Funded by the National Science Foundation.
Award number SMA-1856090
Leveraging Rich Data to Understand Scientific Diversity, Impact, and Potential of Teams
Innovation in science and technology is often the province of teams. As knowledge becomes ever more specialized, teams can tackle complex problems whose solutions require insight from multiple domains. However, teams are fundamentally social entities. Gaining the benefits of diverse teams for solving hard problems requires bridging knowledge that resides in the minds of multiple individuals. Research shows that while promising in theory, in practice, diverse teams often fail to realize their potential. Diversity poses a puzzle to team science. Given the historical evidence supporting the value of interdisciplinarity, how can we distinguish the combinations and overlap of expertise possessed by individuals and by teams who are less productive, from those whose work will go on to fuel decades of important discoveries? That is the question we seek to answer.
This project has intellectual merit along three dimensions. First and foremost, insights from this project come at a critical point in time. Society is on the cusp of major breakthroughs in many fields (e.g., brain science, artificial intelligence). Understanding how to find the safe(r) bets from among the “high-risk high reward” big ideas represents a major scientific advance needed to advance the scientific enterprise itself. Second, we develop “full text” based methods for placing scientific expertise and identifying processual markers to quantify ideational co-creations. Existing work relies on structural markers, and has yet to peer into the ideas themselves. Applying recent developments in machine learning, such as Doc2Vec, the full text of publications and patents is used to operationalize expertise and diversity in ways that otherwise would not be possible. Third, we advance basic knowledge of diversity in teams. The studies performed in this research program represent the largest empirical studies conducted to date on team diversity, process, and performance. Whereas the science of science will advance from having a stronger evidentiary basis for predicting team success, so too will the science of teams, which provides the foundation for recommendations for forming teams in healthcare, disaster response, military, and workplaces.
Additionally, this project has many dimensions of broader impact:
1) the project will enable society to more efficiently allocate scientific expenditures, making safer bets on risky science. This research will provide guidance to decision-makers on balancing investments in training and funding interdisciplinary scholars or teams, gauging the likely success of a team submitting a proposal, evaluating the progress of a team once it has started to produce papers thereby informing decisions on renewals and additional funding.

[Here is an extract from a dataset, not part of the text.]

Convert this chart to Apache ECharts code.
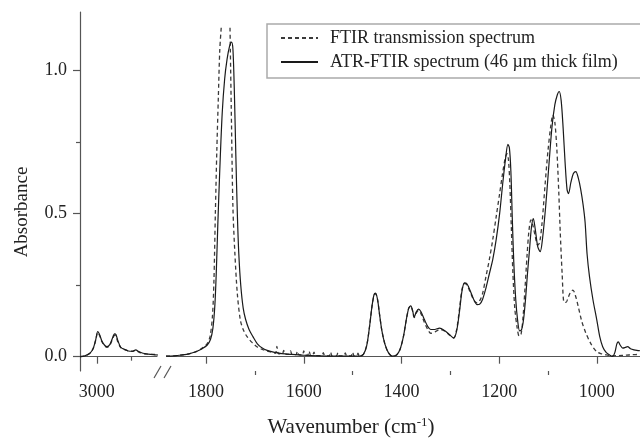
<!DOCTYPE html>
<html>
<head>
<meta charset="utf-8">
<script src="https://cdn.jsdelivr.net/npm/echarts@6/dist/echarts.min.js"></script>
<style>
html, body { margin: 0; padding: 0; background: #fff; }
#main { width: 640px; height: 441px; }
</style>
</head>
<body>
<div id="main"></div>
<script>
// wavenumbers (cm-1) and absorbance
var atrWave = [3049, 3035, 3020, 3010, 3003, 2997, 2992, 2985, 2977, 2970, 2962, 2955, 2948, 2944, 2938, 2930, 2920, 2908, 2895, 2886, 2878, 2865, 2850, 2835, 2821,
  1882, 1865, 1850, 1835, 1820, 1808, 1798, 1791, 1786, 1782, 1779, 1776, 1772, 1767, 1762, 1757, 1752, 1748, 1745, 1742, 1739, 1736, 1733, 1729, 1724, 1719, 1712, 1704, 1695, 1685, 1675, 1660, 1645, 1625, 1600, 1570, 1540, 1510,
  1486, 1478, 1471, 1465, 1460, 1456, 1453, 1449, 1445, 1440, 1434, 1427, 1419, 1410, 1403, 1396, 1390, 1385, 1381, 1377, 1374, 1370, 1365, 1360, 1353, 1346, 1340, 1332, 1322, 1312, 1302, 1293, 1287, 1281, 1276, 1271, 1266, 1259, 1252, 1245, 1240, 1234, 1227, 1220, 1213, 1206, 1199, 1193, 1187, 1182, 1179, 1176, 1173, 1170, 1166, 1162, 1158, 1154, 1150, 1146, 1142, 1138, 1134, 1130, 1126, 1121, 1116, 1111, 1105, 1099, 1092, 1086, 1081, 1077, 1073, 1069, 1065, 1061, 1058, 1053, 1048, 1043, 1038, 1033, 1028, 1024, 1020, 1015, 1008, 1000, 994, 988, 981, 974, 968, 963, 959, 956, 952, 947, 942, 937, 931, 924, 918, 912];
var atrAbs = [0.0, 0.003, 0.012, 0.03, 0.06, 0.088, 0.078, 0.055, 0.04, 0.035, 0.042, 0.062, 0.08, 0.078, 0.055, 0.033, 0.026, 0.02, 0.019, 0.024, 0.018, 0.012, 0.009, 0.007, 0.006,
  0.002, 0.003, 0.006, 0.01, 0.018, 0.028, 0.04, 0.06, 0.1, 0.18, 0.3, 0.46, 0.65, 0.85, 0.97, 1.04, 1.085, 1.1, 1.075, 0.92, 0.7, 0.5, 0.36, 0.25, 0.17, 0.13, 0.095, 0.07, 0.045, 0.03, 0.022, 0.015, 0.011, 0.008, 0.005, 0.003, 0.002, 0.002,
  0.002, 0.008, 0.04, 0.11, 0.18, 0.218, 0.222, 0.2, 0.15, 0.09, 0.045, 0.015, 0.002, 0.006, 0.025, 0.07, 0.13, 0.17, 0.178, 0.16, 0.138, 0.155, 0.166, 0.157, 0.13, 0.105, 0.095, 0.095, 0.1, 0.092, 0.078, 0.065, 0.09, 0.16, 0.23, 0.258, 0.255, 0.23, 0.2, 0.182, 0.183, 0.2, 0.24, 0.29, 0.34, 0.41, 0.5, 0.6, 0.69, 0.742, 0.73, 0.65, 0.48, 0.33, 0.2, 0.125, 0.09, 0.095, 0.13, 0.2, 0.29, 0.37, 0.45, 0.483, 0.445, 0.385, 0.367, 0.415, 0.52, 0.65, 0.8, 0.88, 0.915, 0.927, 0.895, 0.8, 0.68, 0.585, 0.57, 0.61, 0.64, 0.647, 0.625, 0.585, 0.53, 0.47, 0.36, 0.28, 0.2, 0.128, 0.07, 0.035, 0.015, 0.006, 0.001, 0.015, 0.045, 0.052, 0.04, 0.03, 0.032, 0.035, 0.028, 0.024, 0.022, 0.021];

var ftirWave = [3049, 3035, 3020, 3010, 3003, 2997, 2992, 2985, 2977, 2970, 2962, 2955, 2948, 2944, 2938, 2930, 2920, 2908, 2895, 2886, 2878, 2865, 2850, 2835, 2821,
  1882, 1865, 1850, 1835, 1820, 1808, 1798, 1792, 1787, 1784, 1781, 1778, 1775, 1772, 1769, 1765, 1751, 1748, 1745, 1741, 1736, 1730, 1724, 1716, 1706, 1696, 1686, 1676, 1666,
  1658, 1655, 1652, 1644, 1641, 1638, 1630, 1627, 1624, 1616, 1613, 1610, 1603, 1600, 1597, 1592, 1589, 1586, 1582, 1579, 1576, 1563, 1560, 1557, 1548, 1545, 1542, 1533, 1530, 1527, 1518, 1515, 1512, 1503, 1500, 1497, 1492, 1489, 1486,
  1478, 1471, 1465, 1460, 1456, 1453, 1449, 1445, 1440, 1434, 1427, 1419, 1410, 1403, 1396, 1390, 1385, 1381, 1377, 1374, 1370, 1365, 1360, 1353, 1346, 1340, 1332, 1322, 1312, 1302, 1293, 1287, 1281, 1276, 1271, 1266, 1259, 1252, 1245, 1240, 1234, 1227, 1220, 1213, 1206, 1199, 1193, 1188, 1184, 1181, 1178, 1175, 1172, 1168, 1163, 1159, 1155, 1151, 1147, 1143, 1139, 1135, 1131, 1126, 1121, 1117, 1112, 1106, 1100, 1094, 1090, 1086, 1082, 1078, 1075, 1071, 1067, 1063, 1059, 1054, 1049, 1044, 1038, 1031, 1023, 1012, 1000, 990, 980, 968, 955, 942, 928, 912];
var ftirAbs = [0.0, 0.003, 0.012, 0.03, 0.058, 0.085, 0.075, 0.052, 0.038, 0.033, 0.04, 0.058, 0.075, 0.072, 0.05, 0.032, 0.026, 0.02, 0.019, 0.023, 0.017, 0.011, 0.009, 0.008, 0.007,
  0.002, 0.003, 0.006, 0.01, 0.018, 0.03, 0.045, 0.07, 0.14, 0.26, 0.5, 0.72, 0.9, 1.07, 1.15, null, 1.15, 0.82, 0.52, 0.36, 0.22, 0.13, 0.095, 0.07, 0.05, 0.035, 0.026, 0.02, 0.016,
  0.012, 0.036, 0.011, 0.01, 0.022, 0.009, 0.008, 0.02, 0.008, 0.007, 0.019, 0.007, 0.006, 0.02, 0.006, 0.005, 0.019, 0.005, 0.005, 0.016, 0.004, 0.004, 0.014, 0.004, 0.003, 0.016, 0.003, 0.003, 0.014, 0.003, 0.003, 0.013, 0.003, 0.003, 0.016, 0.003, 0.003, 0.012, 0.002,
  0.008, 0.04, 0.11, 0.18, 0.215, 0.22, 0.2, 0.15, 0.09, 0.045, 0.015, 0.002, 0.006, 0.025, 0.07, 0.13, 0.17, 0.177, 0.158, 0.137, 0.152, 0.162, 0.15, 0.12, 0.095, 0.082, 0.086, 0.095, 0.09, 0.076, 0.066, 0.095, 0.17, 0.235, 0.256, 0.25, 0.225, 0.198, 0.188, 0.195, 0.22, 0.28, 0.34, 0.41, 0.49, 0.57, 0.64, 0.69, 0.71, 0.69, 0.6, 0.45, 0.3, 0.17, 0.1, 0.072, 0.08, 0.14, 0.24, 0.35, 0.44, 0.478, 0.46, 0.42, 0.39, 0.4, 0.47, 0.6, 0.72, 0.81, 0.845, 0.82, 0.73, 0.58, 0.44, 0.29, 0.19, 0.19, 0.205, 0.225, 0.233, 0.215, 0.175, 0.125, 0.085, 0.045, 0.017, 0.01, 0.006, 0.003, 0.004, 0.005, 0.007, 0.008];

var seriesNames = ['FTIR transmission spectrum', 'ATR-FTIR spectrum (46 \u00b5m thick film)'];
var leftTicks = [3000];
var leftMinor = [2900];
var rightTicks = [1800, 1600, 1400, 1200, 1000];
var rightMinor = [1700, 1500, 1300, 1100];
var yTicks = [0, 0.5, 1.0];
var yMinor = [0.25, 0.75];

var serif = "'Liberation Serif', 'Times New Roman', serif";
var axisColor = '#555';
var textColor = '#222';

// pick the points of one side of the axis break
function part(wave, abs, lo, hi) {
  var out = [];
  for (var i = 0; i < wave.length; i++) {
    if (wave[i] >= lo && wave[i] <= hi) {
      out.push([wave[i], abs[i] === null ? '-' : abs[i]]);
    }
  }
  return out;
}

function xAxisFor(grid, min, max, ticks, minor, isMajor) {
  return {
    type: 'value', gridIndex: grid, min: min, max: max, inverse: true, position: 'bottom',
    splitLine: { show: false },
    axisLine: { show: isMajor, lineStyle: { color: axisColor, width: 1.2 } },
    axisTick: { show: true, customValues: isMajor ? ticks : minor, length: isMajor ? 7 : 4, lineStyle: { color: axisColor, width: 1.2 } },
    axisLabel: {
      show: isMajor, customValues: ticks, margin: 12, fontFamily: serif, fontSize: 18, color: textColor,
      formatter: function (v) { return String(v); }
    }
  };
}

var chart = echarts.init(document.getElementById('main'));

var option = {
  animation: false,
  grid: [
    { left: 80, top: 12, width: 77, bottom: 70 },
    { left: 167, top: 12, right: 0, bottom: 70 }
  ],
  xAxis: [
    xAxisFor(0, 2824, 3049, leftTicks, leftMinor, true),
    xAxisFor(0, 2824, 3049, leftTicks, leftMinor, false),
    xAxisFor(1, 911.6, 1880, rightTicks, rightMinor, true),
    xAxisFor(1, 911.6, 1880, rightTicks, rightMinor, false)
  ],
  yAxis: [
    {
      type: 'value', gridIndex: 0, min: -0.05, max: 1.205, position: 'left',
      splitLine: { show: false },
      axisLine: { show: true, lineStyle: { color: axisColor, width: 1.2 } },
      axisTick: { show: true, customValues: yTicks, length: 7, lineStyle: { color: axisColor, width: 1.2 } },
      axisLabel: {
        customValues: yTicks, margin: 13, fontFamily: serif, fontSize: 18, color: textColor,
        formatter: function (v) { return v.toFixed(1); }
      }
    },
    {
      type: 'value', gridIndex: 0, min: -0.05, max: 1.205, position: 'left',
      splitLine: { show: false },
      axisLine: { show: false },
      axisTick: { show: true, customValues: yMinor, length: 4, lineStyle: { color: axisColor, width: 1.2 } },
      axisLabel: { show: false }
    },
    { type: 'value', gridIndex: 1, min: -0.05, max: 1.205, show: false }
  ],
  legend: {
    data: seriesNames,
    orient: 'vertical',
    left: 267, top: 24,
    padding: [4, 60, 6, 13],
    itemWidth: 37, itemHeight: 14, itemGap: 4,
    borderColor: '#aaa', borderWidth: 1.5,
    backgroundColor: '#fff',
    itemStyle: { color: 'rgba(0,0,0,0)', borderWidth: 0 },
    textStyle: { fontFamily: serif, fontSize: 18, color: textColor, lineHeight: 20, padding: [0, 0, 0, 7] }
  },
  series: [
    {
      name: seriesNames[0], type: 'line', xAxisIndex: 0, yAxisIndex: 0,
      data: part(ftirWave, ftirAbs, 2000, 4000), symbol: 'none', smooth: 0.3,
      lineStyle: { color: '#3a3a3a', width: 1.3, type: [4, 3] }, itemStyle: { color: '#3a3a3a' }
    },
    {
      name: seriesNames[0], type: 'line', xAxisIndex: 2, yAxisIndex: 2,
      data: part(ftirWave, ftirAbs, 0, 2000), symbol: 'none', smooth: 0.3,
      lineStyle: { color: '#3a3a3a', width: 1.3, type: [4, 3] }, itemStyle: { color: '#3a3a3a' }
    },
    {
      name: seriesNames[1], type: 'line', xAxisIndex: 0, yAxisIndex: 0,
      data: part(atrWave, atrAbs, 2000, 4000), symbol: 'none', smooth: 0.3,
      lineStyle: { color: '#1a1a1a', width: 1.2 }, itemStyle: { color: '#1a1a1a' }
    },
    {
      name: seriesNames[1], type: 'line', xAxisIndex: 2, yAxisIndex: 2,
      data: part(atrWave, atrAbs, 0, 2000), symbol: 'none', smooth: 0.3,
      lineStyle: { color: '#1a1a1a', width: 1.2 }, itemStyle: { color: '#1a1a1a' }
    }
  ],
  graphic: [
    // axis break marks
    { type: 'line', shape: { x1: 154, y1: 378, x2: 161, y2: 366 }, style: { stroke: axisColor, lineWidth: 1.2 } },
    { type: 'line', shape: { x1: 164, y1: 378, x2: 171, y2: 366 }, style: { stroke: axisColor, lineWidth: 1.2 } },
    {
      type: 'text', x: 22, y: 212, rotation: Math.PI / 2,
      style: { text: 'Absorbance', font: '19px ' + serif, fill: textColor, textAlign: 'center', textVerticalAlign: 'middle' }
    },
    {
      type: 'text', x: 351, y: 427,
      style: {
        text: 'Wavenumber (cm{sup|-1})', font: '21px ' + serif, fill: textColor,
        textAlign: 'center', textVerticalAlign: 'middle',
        rich: { sup: { fontSize: 13, fontFamily: serif, fill: textColor, verticalAlign: 'top', padding: [0, 0, 8, 0] } }
      }
    }
  ]
};

chart.setOption(option);
</script>
</body>
</html>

2) the project can benefit the careers of scientists, helping them to make informed decisions on forming teams that will enable them to have more productive careers.
3) the project answers questions about how the contributions of minorities, females, and junior scholars who work on science teams are grown into the ideational products, the papers and patents of those teams. This allows us to identify the situations where participation on a team is more and less beneficial to the minority/female/junior member.
4) we will make derived and anonymized data available through data use agreements.
5) all of the metrics developed and refined will be disseminated in publications.
6) we develop as part of the project, two online modules, one for female faculty and one for junior faculty members. The content will be based on current research and insights from this project and provide concrete recommendations on how and when collaboration affects the impact of these groups.
Whalen, R., Lungeanu, A., DeChurch, L. A., & Contractor N. (in press). Patent Similarity data and innovation metrics. Journal of Empirical Legal Studies.